Elisabeth Roudinesco Lacan, envers et contre tout

Editions du Seuil, 2011, 175 pages, 15€

Cabinet de lecture : Annik Bianchini nous donne son avis

Journaliste, Annik Bianchini Depeint a enseigné au Centre culturel français de Rome. Elle collabore régulièrement à “Actualité en France”, la revue d’information du ministère des Affaires étrangères et européennes. Ses publications sont orientées, par priorité, sur les auteurs et les événements alliant connaissance et recherche, notamment dans le domaine des sciences humaines et de la psychanalyse.

“Regardez ma Télévision. Je suis un clown.
Prenez exemple là-dessus et ne m’imitez pas !”

Jacques Lacan

Lacan n’a pas fini de nous étonner. Et continue de faire l’objet des interprétations les plus extravagantes.
Trente ans après sa mort, Elisabeth Roudinesco, dans un essai bien documenté, dresse un bilan actualisé de Jacques Lacan et en appelle à sa quête inlassable de vérité. Retour sur sa vie, ses actions, son œuvre, ce qu’elle fut, ce qu’il en reste et qui continue de questionner notre époque.

Elisabeth Roudinesco ne prétend pas donner une vision globale de l’homme et de l’œuvre, mais elle insiste sur certains aspects de cette vie hors norme et de cette pensée qui marqua des décennies.

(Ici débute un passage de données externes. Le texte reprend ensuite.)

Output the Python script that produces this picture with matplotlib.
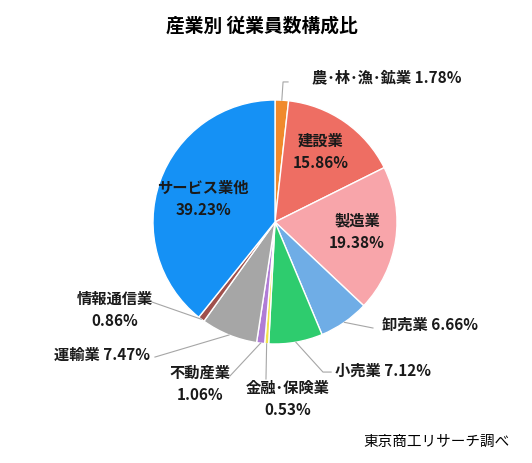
import matplotlib.pyplot as plt
import numpy as np

plt.rcParams['font.family'] = ['Noto Sans CJK JP', 'DejaVu Sans']

# data (clockwise from 12 o'clock)
industries = ['農･林･漁･鉱業', '建設業', '製造業', '卸売業', '小売業',
              '金融･保険業', '不動産業', '運輸業', '情報通信業', 'サービス業他']
shares = [1.78, 15.86, 19.38, 6.66, 7.12, 0.53, 1.06, 7.47, 0.86, 39.23]
colors = ['#F08A2C', '#EE6E63', '#F8A5AA', '#6FADE6', '#2ECC6E',
          '#F2E34E', '#B07CD6', '#A6A6A6', '#A0504C', '#1591F5']

# label layout in pie-radius units: (text x, text y, ha, two-line?, leader elbow or None)
layout = {
    '農･林･漁･鉱業': (0.30, 1.197, 'left', False, [(0.066, 1.148), (0.107, 1.148)]),
    '建設業': (0.377, 0.582, 'center', True, None),
    '製造業': (0.672, -0.074, 'center', True, None),
    '卸売業': (0.877, -0.836, 'left', False, [(0.803, -0.869)]),
    '小売業': (0.492, -1.213, 'left', False, [(0.393, -1.23), (0.46, -1.23)]),
    '金融･保険業': (0.107, -1.443, 'center', True, [(-0.074, -1.287)]),
    '不動産業': (-0.615, -1.32, 'center', True, [(-0.369, -1.262)]),
    '運輸業': (-1.025, -1.082, 'right', False, [(-0.984, -1.107)]),
    '情報通信業': (-1.311, -0.713, 'center', True, [(-1.008, -0.656)]),
    'サービス業他': (-0.590, 0.197, 'center', True, None),
}

W, H = 532, 464
cx, cy, R = 275, 223, 122
fig = plt.figure(figsize=(W / 100, H / 100), dpi=100)
ax = fig.add_axes([0, 0, 1, 1])

wedges, _ = ax.pie(shares, colors=colors, startangle=90, counterclock=False,
                   radius=1, wedgeprops=dict(edgecolor='white', linewidth=1))
ax.set_xlim(-cx / R, (W - cx) / R)
ax.set_ylim(-(H - cy) / R, cy / R)
ax.set_aspect('equal')
ax.axis('off')

for w, name, val in zip(wedges, industries, shares):
    tx, ty, ha, two, elbow = layout[name]
    if two:
        txt = f'{name}\n{val:.2f}%'
    else:
        txt = f'{name} {val:.2f}%'
    ax.text(tx, ty, txt, ha=ha, va='center', fontsize=11, fontweight='bold',
            linespacing=1.5, color='#1a1a1a')
    if elbow is not None:
        ang = np.deg2rad((w.theta1 + w.theta2) / 2)
        xs = [np.cos(ang)] + [p[0] for p in elbow]
        ys = [np.sin(ang)] + [p[1] for p in elbow]
        ax.plot(xs, ys, color='#A6A6A6', linewidth=0.8)

fig.text(262 / W, 1 - 26 / H, '産業別 従業員数構成比', ha='center', va='center',
         fontsize=13.5, fontweight='bold')
fig.text(510 / W, 1 - 442 / H, '東京商工リサーチ調べ', ha='right', va='center',
         fontsize=10.5)

fig.savefig('out.png', dpi=100)
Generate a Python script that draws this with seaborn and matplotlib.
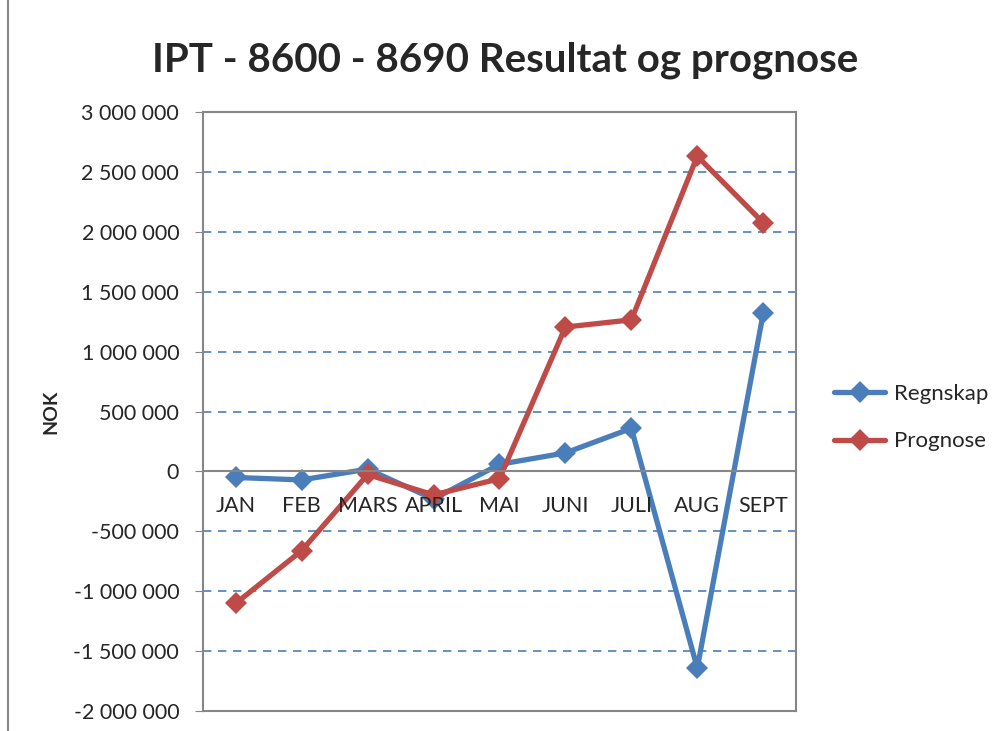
import pandas as pd
import matplotlib.pyplot as plt
import matplotlib.ticker as mticker
import seaborn as sns

# Data
months = ['JAN', 'FEB', 'MARS', 'APRIL', 'MAI', 'JUNI', 'JULI', 'AUG', 'SEPT']
regnskap = [-50000, -70000, 20000, -230000, 60000, 155000, 360000, -1640000, 1320000]
prognose = [-1100000, -660000, -25000, -195000, -60000, 1205000, 1265000, 2630000, 2075000]

df = pd.DataFrame({
    'idx': list(range(len(months))) * 2,
    'NOK': regnskap + prognose,
    'serie': ['Regnskap'] * len(months) + ['Prognose'] * len(months),
})

sns.set_style('white')
plt.rcParams['font.family'] = ['Lato', 'DejaVu Sans']

fig = plt.figure(figsize=(9.94, 7.31), dpi=100)
ax = fig.add_axes([0.204, 0.027, 0.597, 0.820])

palette = {'Regnskap': '#4A7EBB', 'Prognose': '#BE4B48'}
sns.lineplot(data=df, x='idx', y='NOK', hue='serie', palette=palette,
             style='serie', markers={'Regnskap': 'D', 'Prognose': 'D'}, dashes=False,
             linewidth=3.8, markersize=11, markeredgewidth=0, ax=ax)

ax.set_xlim(-0.5, len(months) - 0.5)
ax.set_ylim(-2000000, 3000000)
ax.yaxis.set_major_locator(mticker.MultipleLocator(500000))
ax.yaxis.set_major_formatter(mticker.FuncFormatter(lambda v, p: f'{int(v):,}'.replace(',', ' ')))
ax.tick_params(axis='y', labelsize=15.5, length=6, color='#868686', direction='out', left=True, pad=11)
ax.grid(axis='y', color='#4A7EBB', linestyle=(0, (5, 4)), linewidth=1.2)
ax.set_axisbelow(True)
for s in ax.spines.values():
    s.set_color('#868686')
    s.set_linewidth(1.5)

# category axis crossing at zero
ax.set_xticks([])
ax.set_xlabel('')
sec = ax.secondary_xaxis(0.4)
sec.set_xticks(range(len(months)))
sec.set_xticklabels(months)
sec.tick_params(length=0, labelsize=15.5, pad=18)
sec.spines['bottom'].set_color('#868686')
sec.spines['bottom'].set_linewidth(1.5)
sec.set_zorder(10)

ax.set_ylabel('NOK', fontsize=14, fontweight='bold', labelpad=10)

fig.suptitle('IPT - 8600 - 8690 Resultat og prognose', fontsize=29, fontweight='bold',
             x=0.508, y=0.943)

leg = ax.legend(loc='center left', bbox_to_anchor=(1.03, 0.49), frameon=False,
                fontsize=16, handlelength=2.3, labelspacing=1.25, handletextpad=0.4)

# chart frame edge on the left
fig.add_artist(plt.Line2D([0.008, 0.008], [0, 1], color='#868686', linewidth=1.5,
                          transform=fig.transFigure))

fig.savefig('out.png', dpi=100)
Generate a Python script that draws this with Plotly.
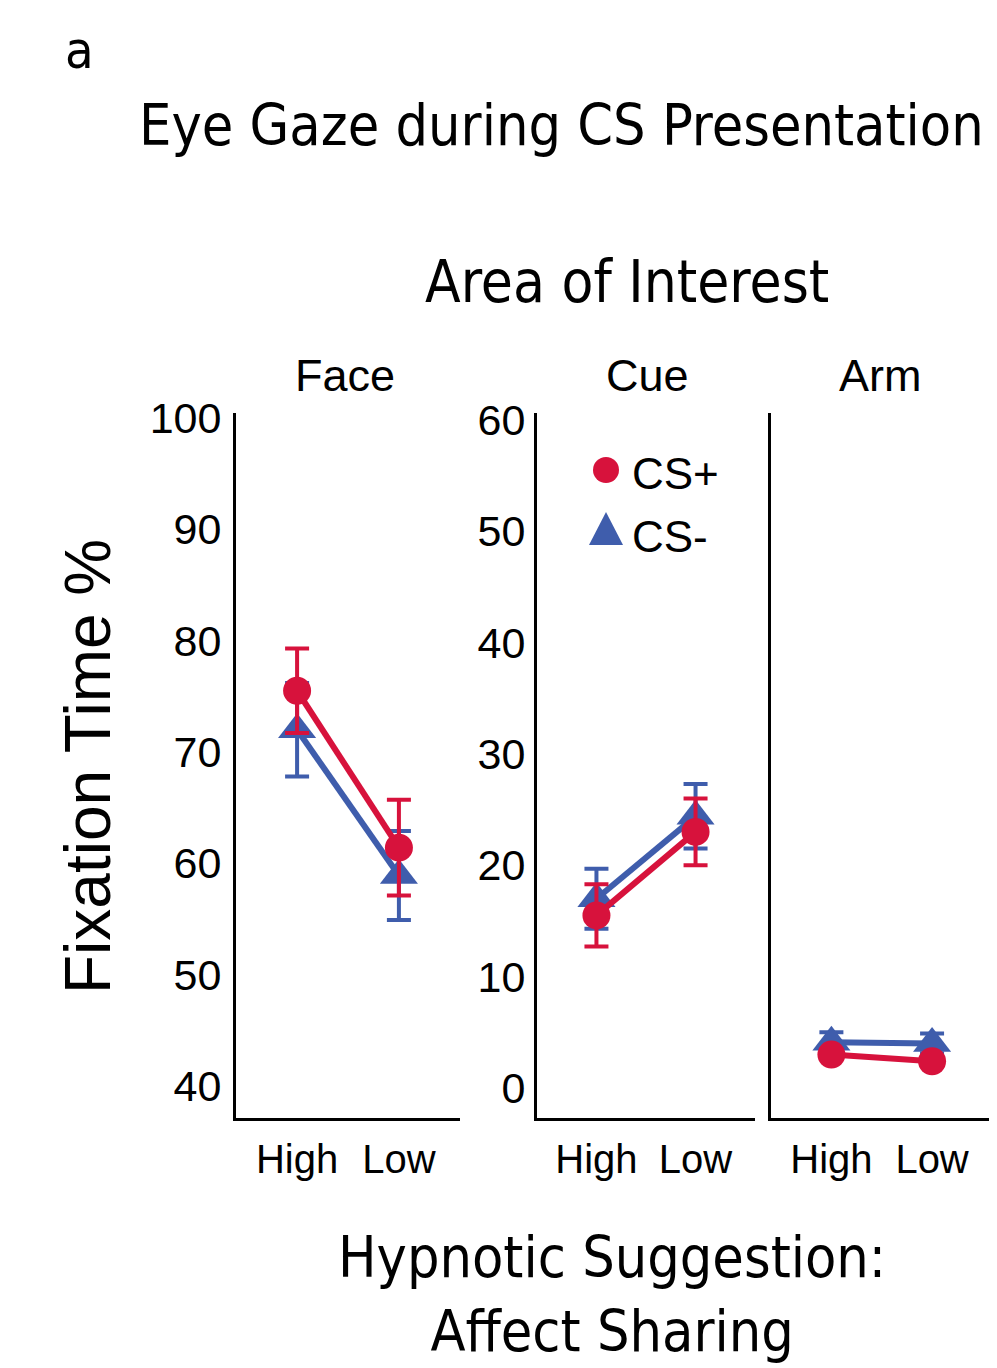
import plotly.graph_objects as go

# ---- data ----
conditions = ["High", "Low"]
panels = ["Face", "Cue", "Arm"]

face_cs_plus = [75.5, 61.4]
face_cs_plus_err = [3.8, 4.3]
face_cs_minus = [72.0, 58.9]
face_cs_minus_err = [4.2, 4.0]

cue_cs_plus = [15.5, 23.0]
cue_cs_plus_err = [2.8, 3.0]
cue_cs_minus = [17.0, 24.4]
cue_cs_minus_err = [2.7, 2.9]

arm_cs_plus = [3.0, 2.4]
arm_cs_plus_err = [0.4, 0.4]
arm_cs_minus = [4.1, 4.0]
arm_cs_minus_err = [0.9, 0.9]

face_ticks = [40, 50, 60, 70, 80, 90, 100]
cue_ticks = [0, 10, 20, 30, 40, 50, 60]

RED = "#D7123C"
BLUE = "#3F5DAC"
TICK_FONT = "Liberation Sans, Arial"
TITLE_FONT = "DejaVu Sans Condensed, DejaVu Sans"

# page body has an 8px margin; figure sized to fill the rest of the window
OFF = 8
W, H = 997 - OFF, 1368 - OFF


def px(x):
    return (x - OFF) / W


def py(y):
    return 1 - (y - OFF) / H


fig = go.Figure()

series = [
    ("x", "y", face_cs_minus, face_cs_minus_err, face_cs_plus, face_cs_plus_err),
    ("x2", "y2", cue_cs_minus, cue_cs_minus_err, cue_cs_plus, cue_cs_plus_err),
    ("x3", "y3", arm_cs_minus, arm_cs_minus_err, arm_cs_plus, arm_cs_plus_err),
]

for xa, ya, mv, me, pv, pe in series:
    fig.add_trace(go.Scatter(
        x=conditions, y=mv, xaxis=xa, yaxis=ya, mode="lines+markers",
        name="CS-", showlegend=False,
        line=dict(color=BLUE, width=6),
        marker=dict(symbol="triangle-up", size=33, color=BLUE),
        error_y=dict(type="data", array=me, visible=True, color=BLUE,
                     thickness=4, width=12),
        cliponaxis=False,
    ))
    fig.add_trace(go.Scatter(
        x=conditions, y=pv, xaxis=xa, yaxis=ya, mode="lines+markers",
        name="CS+", showlegend=False,
        line=dict(color=RED, width=6),
        marker=dict(symbol="circle", size=28, color=RED),
        error_y=dict(type="data", array=pe, visible=True, color=RED,
                     thickness=4, width=12),
        cliponaxis=False,
    ))

ydom = [py(1118), py(413)]
xdoms = [[px(236), px(460)], [px(537), px(755)], [px(771), px(997)]]

axis_common = dict(showline=True, linecolor="black", linewidth=3,
                   showgrid=False, zeroline=False, ticks="",
                   automargin=False)

for i, dom in enumerate(xdoms):
    key = "xaxis" if i == 0 else f"xaxis{i+1}"
    anchor = "y" if i == 0 else f"y{i+1}"
    rng = [-0.6, 1.6] if i < 2 else [-0.6, 1.645]
    fig.layout[key] = dict(
        domain=dom, anchor=anchor, type="category",
        range=rng, ticklabelstandoff=4,
        tickfont=dict(family=TICK_FONT, size=40, color="black"),
        **axis_common)

fig.layout["yaxis"] = dict(domain=ydom, anchor="x", range=[37.12, 100.45],
                           tickvals=face_ticks, ticklabelstandoff=3,
                           tickfont=dict(family=TICK_FONT, size=43, color="black"),
                           **axis_common)
fig.layout["yaxis2"] = dict(domain=ydom, anchor="x2", range=[-2.7, 60.63],
                            tickvals=cue_ticks, ticklabelstandoff=0,
                            tickfont=dict(family=TICK_FONT, size=43, color="black"),
                            **axis_common)
fig.layout["yaxis3"] = dict(domain=ydom, anchor="x3", matches="y2",
                            range=[-2.7, 60.63], showticklabels=False,
                            **axis_common)


def ann(text, x, y, size, family=TITLE_FONT, xanchor="center", angle=0):
    fig.add_annotation(text=text, x=px(x), y=py(y), xref="paper", yref="paper",
                       xanchor=xanchor, yanchor="middle", showarrow=False,
                       textangle=angle,
                       font=dict(family=family, size=size, color="black"))


ann("a", 63, 50, 52, xanchor="left")
ann("Eye Gaze during CS Presentation", 137, 125, 57, xanchor="left")
ann("Area of Interest", 627, 282, 58)
for name, cx in zip(panels, [345, 647, 880]):
    ann(name, cx, 376, 45, family=TICK_FONT)
ann("Fixation Time %", 88, 767, 64, family="Liberation Sans, Arial", angle=-90)
ann("Hypnotic Suggestion:<br>Affect Sharing", 612, 1294, 57)

# legend (drawn inside the Cue panel)
ann("CS+", 630, 473, 44, family="Liberation Sans, Arial", xanchor="left")
ann("CS-", 630, 537, 44, family="Liberation Sans, Arial", xanchor="left")
fig.add_shape(type="circle", xref="paper", yref="paper",
              x0=px(593), x1=px(619), y0=py(483), y1=py(457),
              fillcolor=RED, line=dict(width=0))
fig.add_shape(type="path", xref="paper", yref="paper",
              path=f"M {px(589)} {py(545)} L {px(623)} {py(545)} L {px(606)} {py(512)} Z",
              fillcolor=BLUE, line=dict(width=0))

fig.update_layout(width=W, height=H, margin=dict(l=0, r=0, t=0, b=0),
                  template="none", paper_bgcolor="white", plot_bgcolor="white",
                  showlegend=False)

fig.write_html("out.html")
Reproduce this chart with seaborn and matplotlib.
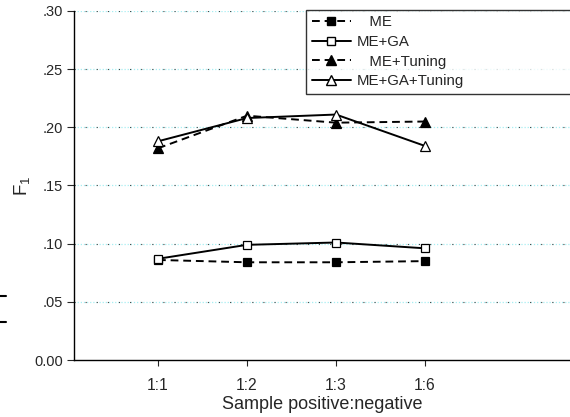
import numpy as np
import pandas as pd
import matplotlib
matplotlib.use('Agg')
import matplotlib.pyplot as plt
import seaborn as sns
from matplotlib.lines import Line2D
from matplotlib.ticker import FuncFormatter

ratios = ['1:1', '1:2', '1:3', '1:6']
me = [0.086, 0.084, 0.084, 0.085]
me_ga = [0.087, 0.099, 0.101, 0.096]
me_tuning = [0.182, 0.210, 0.204, 0.205]
me_ga_tuning = [0.188, 0.208, 0.211, 0.184]
y_ticks = [0.00, 0.05, 0.10, 0.15, 0.20, 0.25, 0.30]


def fmt_tick(v, pos):
    if abs(v) < 1e-9:
        return '0.00'
    return '.%02d' % round(v * 100)


def main():
    sns.set_style('ticks')
    plt.rcParams['font.family'] = ['Liberation Sans', 'DejaVu Sans']
    plt.rcParams['mathtext.default'] = 'regular'

    fig = plt.figure(figsize=(5.7, 4.17), dpi=100)
    ax = fig.add_axes([74 / 570, 1 - 360 / 417, 1 - 74 / 570, 349 / 417])

    xs = np.arange(1, len(ratios) + 1)

    # gridlines: cyan dots with sparse black dots on top
    for y in y_ticks[1:]:
        ax.axhline(y, color='#a6eef2', lw=0.9, ls=(0, (1, 1.5)), zorder=0)
        ax.axhline(y, color='#444444', lw=0.8, ls=(0, (1, 9)), zorder=0)

    series = [
        ('ME', me, (4, 2.5), 's', 'black'),
        ('ME+GA', me_ga, '', 's', 'white'),
        ('ME+Tuning', me_tuning, (4, 2.5), '^', 'black'),
        ('ME+GA+Tuning', me_ga_tuning, '', '^', 'white'),
    ]
    for name, vals, dash, mk, fc in series:
        df = pd.DataFrame({'x': xs, 'y': vals})
        sns.lineplot(ax=ax, data=df, x='x', y='y', color='black', lw=1.4,
                     dashes=dash, marker=mk, markersize=6.5 if mk == '^' else 5.5,
                     markerfacecolor=fc, markeredgecolor='black',
                     markeredgewidth=0.9, zorder=3)

    ax.set_xlim(1 - 84 / 89, 1 + 412 / 89)
    ax.set_ylim(0, 0.30)
    ax.set_xticks(xs)
    ax.set_xticklabels(ratios, fontsize=11.3)
    ax.set_yticks(y_ticks)
    ax.yaxis.set_major_formatter(FuncFormatter(fmt_tick))
    ax.tick_params(axis='y', labelsize=10.5, length=5, width=0.8, pad=3)
    ax.tick_params(axis='x', length=4, width=0.8, pad=9)
    ax.set_xlabel('Sample positive:negative', fontsize=13, labelpad=2)
    ax.set_ylabel('F$_1$', fontsize=13.5, labelpad=1.5)
    sns.despine(ax=ax)
    for s in ['left', 'bottom']:
        ax.spines[s].set_linewidth(1.0)
        ax.spines[s].set_color('black')

    handles = [
        Line2D([], [], color='black', lw=1.4, ls=(0, (4, 2.5)), marker='s',
               markersize=5.5, markerfacecolor='black', markeredgecolor='black'),
        Line2D([], [], color='black', lw=1.4, marker='s', markersize=5.5,
               markerfacecolor='white', markeredgecolor='black'),
        Line2D([], [], color='black', lw=1.4, ls=(0, (4, 2.5)), marker='^',
               markersize=6.5, markerfacecolor='black', markeredgecolor='black'),
        Line2D([], [], color='black', lw=1.4, marker='^', markersize=6.5,
               markerfacecolor='white', markeredgecolor='black'),
    ]
    labels = ['   ME', 'ME+GA', '   ME+Tuning', 'ME+GA+Tuning']
    leg = ax.legend(handles, labels, loc='upper left', numpoints=1,
                    bbox_to_anchor=(306 / 570, 1 - 10 / 417, 300 / 570, 0.001),
                    bbox_transform=fig.transFigure, mode='expand',
                    borderaxespad=0, fancybox=False, frameon=True,
                    fontsize=10.8, handlelength=2.6, handletextpad=0.4,
                    labelspacing=0.38, borderpad=0.38)
    leg.get_frame().set_edgecolor('black')
    leg.get_frame().set_linewidth(1.0)

    # stray marks at left edge of the original
    for yy in [296, 322]:
        fig.add_artist(Line2D([0, 6 / 570], [1 - yy / 417, 1 - yy / 417],
                              color='black', lw=1.5, transform=fig.transFigure))

    fig.savefig('out.png', dpi=100)


if __name__ == "__main__":
    main()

Jacques Lacan déchiffrait l’inconscient comme un langage. Un langage qui a ses lois, sa syntaxe et ses caractéristiques intrinsèques.

Lorsqu’il était jeune chef de clinique, il avait écrit sur les hauts murs de l’hôpital Saint-Anne cette formule étrange : “N’est pas fou qui veut”. On pourrait la reprendre, comme le fait Jacques-Alain Miller, en disant  : “N’est pas Lacan qui veut”.

L’auteur nous propose de redécouvrir un homme paradoxal et subtil, libertin dans sa vie personnelle mais préoccupé par le déclin de la figure paternelle, se faisant fort “de ne pas céder sur son désir”. Afin de se démarquer de l’hédonisme de la société ambiante. Elle décrit une pensée mouvementée et dresse le portrait d’un Lacan collectionneur (il était en possession de “L’Origine du monde”, le tableau de Courbet), lecteur de Sade. Car Sade, c’est celui qui échappe à tous les pouvoirs. Il fut, résume l’auteur : “toujours ébloui par une chose et son contraire, par l’interdit et la transgression”.

Elisabeth Roudinesco dépeint un Lacan humaniste, qui prônait le retour à Freud, et psychanalyste inspiré par la philosophie. Il fut aussi le seul penseur de la psychanalyse à prendre en compte de manière freudienne l’héritage d’Auschwitz. Car personne ne sut, comme lui, réinterpréter la question de la pulsion de mort.

Historienne, directrice de recherche à l’Université de Paris VII, Elisabeth Roudinesco est l’auteur de nombreux ouvrages qui ont fait date. Dont une magistrale Histoire de la psychanalyse en France. Fille de la psychanalyste d’enfants Jenny Aubry, Elisabeth Roudinesco a connu Lacan petite et a suivi une formation analytique auprès de lui. Dans cet ouvrage, elle met en perspective le siècle de Lacan et le nôtre, “d’ores et déjà lacanien”. Même si nous vivons actuellement l’éclosion des psychothérapies.

Ce livre doit être lu comme l’énoncé d’une part secrète de la vie et de l’œuvre de Lacan. Un Lacan confronté à ses excès, à sa passion du réel, à ses objets. Un Lacan des marges. Des bords. Qui savait manier le langage avec génie. Un penseur paradoxal, conflictuel. Du côté de la transgression :“Envers et contre tout”.